I met and chatted with a young couple from Bombay on their first outing to Europe, on their way to Zweizimmen, the next stop beyond Gstaad. As we parted company, they insisted on taking a selfie with me in it outside the train on the platform. I waited for the train to pull out and snapped them as their carriage went past. Disappointingly my photo was just out of focus.
Gstaad was cold and damp. It's not an ancient village but has grown up in modern times as a winter sports resort, but it has been built using attractive traditional regional designs in wood and stone. There's quite a lot of variety in the scale and purpose of buildings, and fantastic use of colourful floral decorations on balconies and window stills. Everywhere looks good, but despite the great care and attention taken to get things right, to my mind it lacks a certain character, hard to describe, which belongs to towns and villages that have evolved over centuries. I wandered around for an hour and a half, then caught a train back to Montreux, rather than get cold and damp myself. The photos I took are here.

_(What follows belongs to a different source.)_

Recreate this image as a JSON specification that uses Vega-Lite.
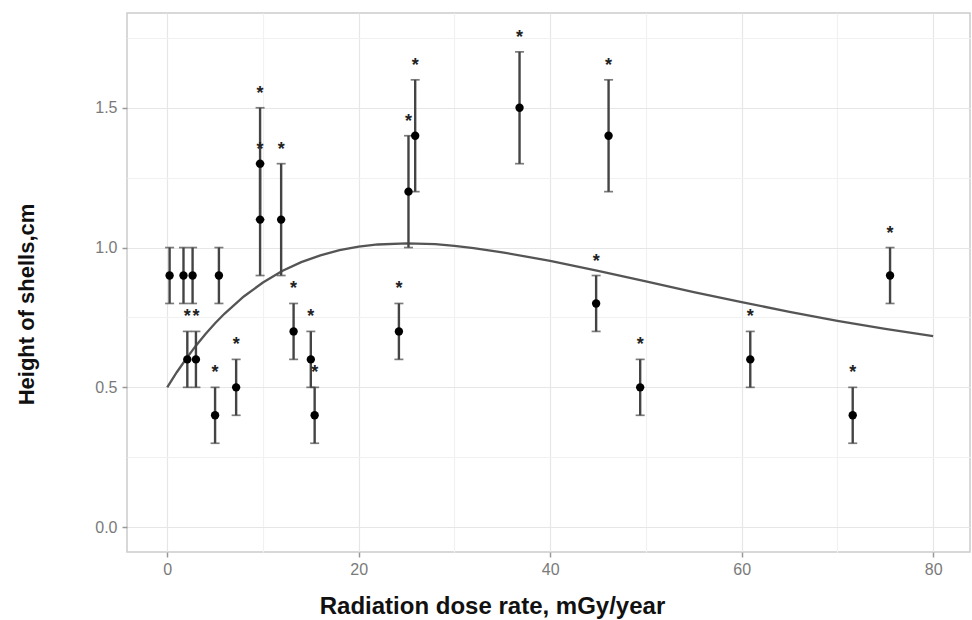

In the evening the fifth and last of the present Inspector Montalbano series, a disturbing tale of fatal violent abuse of a prostitute involving Balkan and Sicilian mafias, which resonates with criminal activity involving trafficking and sexual exploitation of women across Europe today. Novelist Andrea Camilleri's writing has kept a finger on the pulse of the dark side of European life for over half a century, and never fights shy of addressing painfully difficult issues, though never without humour and pathos, despite tragedies recounted. He's now in his nineties and still going strong.